Our energy future

Our newest blog is from James Wylie a PhD student in the Department of Electrical and Electronic Engineering here at Imperial College London. He has written a piece on his work on building reliable systems to transmit electricity between countries and across Europe.

Around the world there are growing numbers of renewable generation connecting to power networks, which is helping reduce the amount of CO2 entering our atmosphere from fossil-fuelled power stations. This has made a positive effect regarding global warming, and now we are seeing increased interconnection between countries, especially within Europe, to help further the penetration of renewables and make our networks more robust against unplanned outages due to the unpredictability of the weather.

Offshore wind turbines

The weather across the UK and Europe varies a lot, with it predominantly being windier in the north, and sunnier in the south. This means as we increase wind capacity in the UK and Ireland, and solar generation in Spain and Italy, we are beginning to reach thermal and power constraints on local networks due to there being too much generation compared to demand in localised areas.

Taking Scotland as an example, the increasing levels of wind generation can result in wind turbines having to be curtailed during peak generation and low demand, and may also result in difficulties in maintaining power supplied to customers during times of there being no generation from wind.

An interconnector between the UK and Norway, which is known as the North Sea Link (NSL), is currently under construction to help prevent the scenarios of loss of load or curtailment from happening. Norway has a lot of pumped-hydro stations, which can be used as a storage mechanism for excess wind generated in Scotland. When there is too much power being generated within Scotland, power can be transmitted to Norway and used to pump water back to the top of reservoirs instead of curtailing wind turbines in Scotland. This also means the pumped-hydro stations in Norway can support Scotland by transmitting power back to the UK at times of no wind generation.

The NSL is using High Voltage DC (HVDC) with Voltage Source Converters (VSC) as the technology for the link as it is more economically feasible to use DC transmission than AC, due to the length of the sub-sea cable.

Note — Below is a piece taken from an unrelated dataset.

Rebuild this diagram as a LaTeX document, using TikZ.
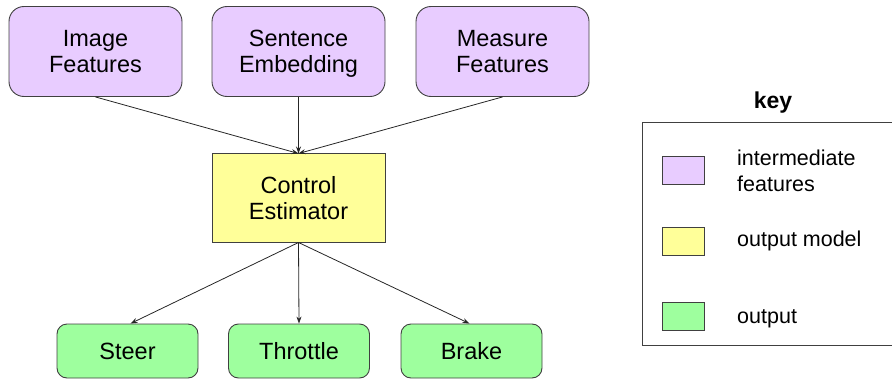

My research focuses on VSCs, which are used in the conversion of AC to DC, with a VSC station located at both ends of the transmission link. I investigate their reliability and the different ways of making their availability as high as possible. The most popular VSC to date is the Modular Multi-level Converter (MMC). The MMC is the preferred VSC due to the reduced need of filtering of the AC sine wave, resulting in a smaller converter footprint when compared with other VSCs. This is achieved by inserting and bypassing many identical sub-modules in series, creating a near perfect AC sine wave. They are, however, relatively new when compared with other kinds of VSCs. This means there is not a lot of public data for their reliability, so I am gathering information and data to get a better understanding of their life expectancy, and how often to perform maintenance. An MMC has a high component count with implications for reliability, as more components means there are more things to break or fail. The MMC, however, provides opportunity to introduce redundancy within the converter due to its modular design, by inserting extra sub-modules within the converter to allow a few module failures between maintenance periods.

Including redundancy within the MMC increases the overall availability of the converter, by being tolerant to a small number of module failures between maintenance periods, but the increase in modules lowers the overall efficiency of the converter.

This leads to the three trade-offs that I am investigating:

  1. The rate of maintenance.
    How expensive is maintenance, and how much of an effect is there if the maintenance interval is increased, especially for offshore converter stations where maintenance is more costly when compared to onshore.
  2. The availability.
    What is the penalty of loss of load, and how much does it cost for unplanned maintenance, especially offshore when specialized repair vessels are in high demand.
  3. The number of redundant modules.
    Increasing the number of redundant modules within the converter has the effect of increasing the availability, but lowering the efficiency of the converter, which will become costly over the lifetime of the converter.

My future work will investigate how to operate the MMC in a degraded mode, so power can still be transmitted even if part of the converter has failed. Operating in this mode will enable renewable generation to continue to connect to transmission grids, where currently wind turbines may be curtailed if there is a failure with the converter.

Understanding these kinds of factors in the use and operation of VSCs will make it easier for long term planning for international power connections. These interconnects will be key to building an electricity-focussed, low-carbon energy system.


James Wylie is a PhD student in the Future Power Networks and Smart Grids CDT, a collaboration between the University of Strathclyde and Imperial College London.

He is working on the reliability of Voltage Sourced Converters in conjunction with his industry partner GE’s Grid Solutions. Currently based in the Control and Power Group in the Department of Electrical and Electronic Engineering he has an MRes from the University of Strathclyde, as part of his PhD studies, and a BEng from Northumbria University in Electrical and Electronic Engineering.